Columbia County 4-H director Shirley Williamson believes that arts and crafts are an essential part of a real fair.
"If it only has rides and games, then it's a carnival," she said. "The exhibitions, in addition to those other things, are what make it fair. It's tradition."
Williamson and other members of 4-H and the Merchants Association of Columbia County were on hand at the fairgrounds Saturday to accept entries for the exhibition contest of the 2003 Columbia County Fall Fair being held Oct. 30 through Nov. 8.
More than $2,000 in prize money and ribbons will be given away to youth and adult exhibitors at the fair, which will be at the fairgrounds on Columbia Road. Last year, nearly 1,200 people entered works in 40 different categories ranging from homemade cloths to handmade jewelry.

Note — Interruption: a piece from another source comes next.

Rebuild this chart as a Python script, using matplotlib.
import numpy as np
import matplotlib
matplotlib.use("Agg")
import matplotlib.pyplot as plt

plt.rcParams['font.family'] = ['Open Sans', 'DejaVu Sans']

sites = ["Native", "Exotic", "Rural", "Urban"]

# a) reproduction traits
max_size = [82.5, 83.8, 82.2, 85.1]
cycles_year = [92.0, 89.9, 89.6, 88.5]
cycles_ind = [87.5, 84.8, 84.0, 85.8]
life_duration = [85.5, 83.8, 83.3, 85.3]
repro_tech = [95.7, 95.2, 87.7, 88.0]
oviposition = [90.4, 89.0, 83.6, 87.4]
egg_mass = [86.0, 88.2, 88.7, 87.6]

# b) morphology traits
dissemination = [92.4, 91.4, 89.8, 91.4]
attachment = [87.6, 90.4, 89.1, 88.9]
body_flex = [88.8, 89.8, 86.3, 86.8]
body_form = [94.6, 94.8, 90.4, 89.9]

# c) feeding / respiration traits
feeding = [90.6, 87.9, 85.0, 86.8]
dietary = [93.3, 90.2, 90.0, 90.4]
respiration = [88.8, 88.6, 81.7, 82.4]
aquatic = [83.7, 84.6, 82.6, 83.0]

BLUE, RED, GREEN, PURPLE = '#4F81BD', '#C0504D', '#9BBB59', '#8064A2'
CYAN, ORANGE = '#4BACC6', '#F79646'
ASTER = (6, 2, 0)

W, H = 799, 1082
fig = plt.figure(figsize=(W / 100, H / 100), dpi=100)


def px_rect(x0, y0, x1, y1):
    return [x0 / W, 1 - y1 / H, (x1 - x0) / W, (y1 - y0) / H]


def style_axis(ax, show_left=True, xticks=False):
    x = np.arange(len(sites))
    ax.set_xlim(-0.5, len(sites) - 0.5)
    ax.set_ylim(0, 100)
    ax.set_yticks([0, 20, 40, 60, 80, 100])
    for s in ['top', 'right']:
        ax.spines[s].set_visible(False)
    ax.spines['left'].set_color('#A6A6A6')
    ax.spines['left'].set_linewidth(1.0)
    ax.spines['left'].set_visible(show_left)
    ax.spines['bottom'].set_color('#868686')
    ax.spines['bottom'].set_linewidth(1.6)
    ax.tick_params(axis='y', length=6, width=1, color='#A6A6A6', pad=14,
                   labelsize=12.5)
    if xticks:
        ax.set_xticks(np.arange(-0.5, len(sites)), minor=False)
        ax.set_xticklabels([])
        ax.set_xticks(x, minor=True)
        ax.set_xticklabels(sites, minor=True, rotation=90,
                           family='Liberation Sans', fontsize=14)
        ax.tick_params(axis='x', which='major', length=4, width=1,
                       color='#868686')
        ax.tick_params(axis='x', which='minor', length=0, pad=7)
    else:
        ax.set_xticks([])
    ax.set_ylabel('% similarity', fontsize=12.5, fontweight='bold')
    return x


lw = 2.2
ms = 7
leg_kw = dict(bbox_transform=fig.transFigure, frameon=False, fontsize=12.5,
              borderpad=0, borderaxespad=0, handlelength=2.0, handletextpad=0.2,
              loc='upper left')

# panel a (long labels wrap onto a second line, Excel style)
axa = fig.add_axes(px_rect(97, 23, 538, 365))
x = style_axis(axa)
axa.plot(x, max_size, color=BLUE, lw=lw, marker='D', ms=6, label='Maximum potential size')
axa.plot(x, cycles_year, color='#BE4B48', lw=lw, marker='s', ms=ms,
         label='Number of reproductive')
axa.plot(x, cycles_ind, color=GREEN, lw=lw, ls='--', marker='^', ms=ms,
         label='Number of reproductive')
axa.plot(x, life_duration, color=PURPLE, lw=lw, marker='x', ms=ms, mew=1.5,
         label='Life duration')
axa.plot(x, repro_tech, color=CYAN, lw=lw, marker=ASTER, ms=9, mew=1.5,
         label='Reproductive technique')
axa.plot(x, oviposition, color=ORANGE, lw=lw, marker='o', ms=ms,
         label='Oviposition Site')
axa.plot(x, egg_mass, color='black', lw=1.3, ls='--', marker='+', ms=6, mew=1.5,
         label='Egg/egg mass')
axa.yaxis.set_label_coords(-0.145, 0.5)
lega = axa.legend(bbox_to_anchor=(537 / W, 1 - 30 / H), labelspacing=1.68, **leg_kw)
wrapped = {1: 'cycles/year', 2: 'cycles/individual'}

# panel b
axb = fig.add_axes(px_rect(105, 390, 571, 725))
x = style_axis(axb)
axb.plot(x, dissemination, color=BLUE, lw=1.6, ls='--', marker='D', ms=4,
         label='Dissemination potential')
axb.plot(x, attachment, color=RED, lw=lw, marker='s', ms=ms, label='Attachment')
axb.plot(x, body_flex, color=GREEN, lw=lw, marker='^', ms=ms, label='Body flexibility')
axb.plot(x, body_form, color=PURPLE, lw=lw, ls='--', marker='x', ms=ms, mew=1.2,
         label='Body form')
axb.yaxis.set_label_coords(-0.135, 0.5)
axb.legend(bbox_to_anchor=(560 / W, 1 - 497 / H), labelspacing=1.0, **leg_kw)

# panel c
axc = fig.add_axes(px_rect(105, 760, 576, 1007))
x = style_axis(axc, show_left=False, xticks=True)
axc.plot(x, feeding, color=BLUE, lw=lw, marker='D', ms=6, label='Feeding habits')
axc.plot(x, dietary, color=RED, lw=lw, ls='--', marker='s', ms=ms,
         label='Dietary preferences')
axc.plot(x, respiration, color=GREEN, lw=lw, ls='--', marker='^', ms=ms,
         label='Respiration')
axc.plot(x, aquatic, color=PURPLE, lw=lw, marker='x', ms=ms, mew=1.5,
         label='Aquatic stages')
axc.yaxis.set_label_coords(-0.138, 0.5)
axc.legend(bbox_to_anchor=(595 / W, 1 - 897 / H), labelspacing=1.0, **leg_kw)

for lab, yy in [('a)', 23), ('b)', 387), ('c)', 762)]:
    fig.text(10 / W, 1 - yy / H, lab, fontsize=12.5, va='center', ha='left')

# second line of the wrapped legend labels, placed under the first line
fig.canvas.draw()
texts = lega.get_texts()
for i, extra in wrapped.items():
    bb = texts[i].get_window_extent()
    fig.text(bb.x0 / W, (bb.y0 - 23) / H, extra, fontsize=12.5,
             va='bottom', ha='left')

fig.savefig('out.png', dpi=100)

Participants were allowed to enter one work per category.
First- through third-place winners will be chosen in each category, and there also will be best in class and best in show prizes.
The exhibitions will be kept on display behind a locked glass case through the duration of the fair.

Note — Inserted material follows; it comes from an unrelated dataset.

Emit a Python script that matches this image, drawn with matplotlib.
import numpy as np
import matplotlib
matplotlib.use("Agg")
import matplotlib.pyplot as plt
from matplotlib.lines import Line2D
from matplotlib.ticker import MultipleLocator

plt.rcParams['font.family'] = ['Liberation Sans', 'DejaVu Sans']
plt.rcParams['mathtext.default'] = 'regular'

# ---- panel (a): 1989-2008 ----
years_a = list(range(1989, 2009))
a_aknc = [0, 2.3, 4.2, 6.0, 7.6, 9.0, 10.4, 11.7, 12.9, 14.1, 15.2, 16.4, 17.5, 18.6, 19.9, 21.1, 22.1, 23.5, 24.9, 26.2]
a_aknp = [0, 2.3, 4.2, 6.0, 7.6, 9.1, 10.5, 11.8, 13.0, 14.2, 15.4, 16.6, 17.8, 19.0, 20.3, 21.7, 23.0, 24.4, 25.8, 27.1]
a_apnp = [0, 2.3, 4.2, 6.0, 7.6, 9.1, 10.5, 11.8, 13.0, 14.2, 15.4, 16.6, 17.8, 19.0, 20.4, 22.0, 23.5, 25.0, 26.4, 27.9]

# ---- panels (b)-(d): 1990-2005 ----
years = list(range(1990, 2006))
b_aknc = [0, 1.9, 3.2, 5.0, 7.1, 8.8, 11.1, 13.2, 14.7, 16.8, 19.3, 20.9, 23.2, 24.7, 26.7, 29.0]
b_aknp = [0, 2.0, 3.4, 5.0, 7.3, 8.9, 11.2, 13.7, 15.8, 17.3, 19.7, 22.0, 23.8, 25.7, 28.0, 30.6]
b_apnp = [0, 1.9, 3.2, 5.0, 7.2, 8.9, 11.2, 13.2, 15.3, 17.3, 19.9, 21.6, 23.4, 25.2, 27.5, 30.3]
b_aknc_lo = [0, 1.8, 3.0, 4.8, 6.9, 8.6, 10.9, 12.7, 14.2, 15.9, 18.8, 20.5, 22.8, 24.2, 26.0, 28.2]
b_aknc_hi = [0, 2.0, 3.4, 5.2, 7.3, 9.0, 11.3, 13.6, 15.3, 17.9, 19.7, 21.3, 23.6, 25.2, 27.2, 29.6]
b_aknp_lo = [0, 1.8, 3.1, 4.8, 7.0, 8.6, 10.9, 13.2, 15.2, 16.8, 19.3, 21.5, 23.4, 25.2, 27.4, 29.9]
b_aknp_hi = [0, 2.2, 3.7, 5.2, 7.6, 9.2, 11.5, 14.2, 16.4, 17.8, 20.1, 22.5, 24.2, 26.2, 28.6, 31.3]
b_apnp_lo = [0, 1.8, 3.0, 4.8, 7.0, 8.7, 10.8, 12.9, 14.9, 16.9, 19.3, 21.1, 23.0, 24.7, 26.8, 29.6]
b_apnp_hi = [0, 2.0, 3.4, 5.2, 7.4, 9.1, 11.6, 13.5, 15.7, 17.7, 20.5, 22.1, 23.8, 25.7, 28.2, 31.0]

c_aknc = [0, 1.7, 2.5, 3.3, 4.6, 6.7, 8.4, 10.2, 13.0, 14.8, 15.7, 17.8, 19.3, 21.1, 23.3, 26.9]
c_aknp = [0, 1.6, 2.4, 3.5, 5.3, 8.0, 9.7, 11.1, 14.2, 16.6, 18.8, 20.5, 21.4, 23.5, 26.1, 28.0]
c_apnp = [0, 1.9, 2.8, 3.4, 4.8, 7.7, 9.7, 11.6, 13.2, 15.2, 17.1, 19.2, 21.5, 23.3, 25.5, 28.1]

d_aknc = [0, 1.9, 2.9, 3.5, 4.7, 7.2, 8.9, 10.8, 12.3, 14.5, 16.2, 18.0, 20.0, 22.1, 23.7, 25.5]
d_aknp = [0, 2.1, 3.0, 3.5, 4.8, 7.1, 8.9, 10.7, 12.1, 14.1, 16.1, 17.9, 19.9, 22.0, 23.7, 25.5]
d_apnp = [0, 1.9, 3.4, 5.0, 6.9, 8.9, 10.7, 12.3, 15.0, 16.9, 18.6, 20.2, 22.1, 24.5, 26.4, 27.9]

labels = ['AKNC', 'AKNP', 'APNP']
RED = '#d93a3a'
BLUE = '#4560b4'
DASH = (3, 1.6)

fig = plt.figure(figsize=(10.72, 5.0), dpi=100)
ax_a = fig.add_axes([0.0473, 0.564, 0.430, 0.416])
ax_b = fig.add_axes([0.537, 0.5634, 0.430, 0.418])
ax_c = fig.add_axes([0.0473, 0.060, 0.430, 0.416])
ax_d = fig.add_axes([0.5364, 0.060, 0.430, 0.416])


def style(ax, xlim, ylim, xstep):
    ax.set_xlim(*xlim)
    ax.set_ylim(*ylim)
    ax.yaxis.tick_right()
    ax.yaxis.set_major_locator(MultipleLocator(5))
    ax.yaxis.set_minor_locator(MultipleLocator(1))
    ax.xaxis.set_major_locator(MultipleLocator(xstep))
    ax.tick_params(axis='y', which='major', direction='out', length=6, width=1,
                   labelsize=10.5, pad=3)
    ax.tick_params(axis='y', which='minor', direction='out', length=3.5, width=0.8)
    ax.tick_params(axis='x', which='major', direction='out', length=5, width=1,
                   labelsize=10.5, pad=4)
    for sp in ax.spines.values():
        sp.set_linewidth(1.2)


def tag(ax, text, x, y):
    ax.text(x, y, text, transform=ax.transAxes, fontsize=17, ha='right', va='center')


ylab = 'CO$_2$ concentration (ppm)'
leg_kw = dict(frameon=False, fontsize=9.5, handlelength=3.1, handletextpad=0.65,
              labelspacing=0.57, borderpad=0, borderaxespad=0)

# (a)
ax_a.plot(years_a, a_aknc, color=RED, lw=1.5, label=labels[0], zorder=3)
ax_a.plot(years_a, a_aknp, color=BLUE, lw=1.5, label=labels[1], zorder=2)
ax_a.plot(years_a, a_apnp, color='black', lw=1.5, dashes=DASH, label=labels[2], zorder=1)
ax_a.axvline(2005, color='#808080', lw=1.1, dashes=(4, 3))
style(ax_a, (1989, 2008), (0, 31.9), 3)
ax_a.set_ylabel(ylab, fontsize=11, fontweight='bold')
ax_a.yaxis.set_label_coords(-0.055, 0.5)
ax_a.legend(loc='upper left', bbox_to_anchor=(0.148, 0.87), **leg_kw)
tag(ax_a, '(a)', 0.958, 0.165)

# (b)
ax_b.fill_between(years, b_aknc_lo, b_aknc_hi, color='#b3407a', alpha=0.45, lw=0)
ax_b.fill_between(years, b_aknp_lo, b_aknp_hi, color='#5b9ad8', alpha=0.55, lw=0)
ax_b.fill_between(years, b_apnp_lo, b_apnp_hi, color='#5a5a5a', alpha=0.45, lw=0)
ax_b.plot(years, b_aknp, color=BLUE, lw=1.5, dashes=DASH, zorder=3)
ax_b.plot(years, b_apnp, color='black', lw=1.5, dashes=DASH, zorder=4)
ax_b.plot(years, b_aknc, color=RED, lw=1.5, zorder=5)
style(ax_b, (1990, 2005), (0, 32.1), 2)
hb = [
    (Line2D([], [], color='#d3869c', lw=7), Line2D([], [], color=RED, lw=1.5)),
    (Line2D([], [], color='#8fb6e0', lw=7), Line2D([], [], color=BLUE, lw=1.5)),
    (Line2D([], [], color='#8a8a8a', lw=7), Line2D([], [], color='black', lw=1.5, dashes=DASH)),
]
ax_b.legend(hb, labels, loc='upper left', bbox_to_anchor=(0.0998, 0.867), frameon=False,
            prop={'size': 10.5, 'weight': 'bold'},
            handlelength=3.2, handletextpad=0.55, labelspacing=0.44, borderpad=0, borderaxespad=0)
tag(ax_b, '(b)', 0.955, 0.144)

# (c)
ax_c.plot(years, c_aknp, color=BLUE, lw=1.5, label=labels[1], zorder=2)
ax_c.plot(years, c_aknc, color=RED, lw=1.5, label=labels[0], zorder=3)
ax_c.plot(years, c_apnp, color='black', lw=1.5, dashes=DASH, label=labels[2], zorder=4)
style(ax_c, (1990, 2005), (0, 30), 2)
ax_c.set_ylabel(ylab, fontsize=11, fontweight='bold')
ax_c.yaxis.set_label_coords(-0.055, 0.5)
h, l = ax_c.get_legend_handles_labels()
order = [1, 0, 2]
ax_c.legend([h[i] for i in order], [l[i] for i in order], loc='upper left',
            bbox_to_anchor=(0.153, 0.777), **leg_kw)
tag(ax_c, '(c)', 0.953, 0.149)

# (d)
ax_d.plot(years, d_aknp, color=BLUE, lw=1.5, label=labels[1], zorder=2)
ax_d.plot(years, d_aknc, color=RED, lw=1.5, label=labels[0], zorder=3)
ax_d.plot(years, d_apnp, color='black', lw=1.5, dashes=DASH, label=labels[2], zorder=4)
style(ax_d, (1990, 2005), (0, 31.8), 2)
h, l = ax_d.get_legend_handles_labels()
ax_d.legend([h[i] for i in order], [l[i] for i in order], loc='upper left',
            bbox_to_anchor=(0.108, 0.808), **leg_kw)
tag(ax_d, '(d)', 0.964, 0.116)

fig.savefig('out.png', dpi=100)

"I've always liked doing arts and crafts, and this is a chance for me to see how good I am against other people," said 12-year-old Riverside Middle School pupil Heather Riddle, who won prizes in three different categories last year. "I'm going to be doing it anyway, I might as well enter it. It's fun."
Youth categories are separated into four ages groups from pre-K to 12th grade.
Judging takes place before the start of the fair, and ribbons will be displayed with winning works.
"Judges are looking at the quality of the work," said Jillian Rumbaugh, a Lakeside High School senior and 4-H volunteer. "Judges are going to be looking for how detailed something is and its appearance."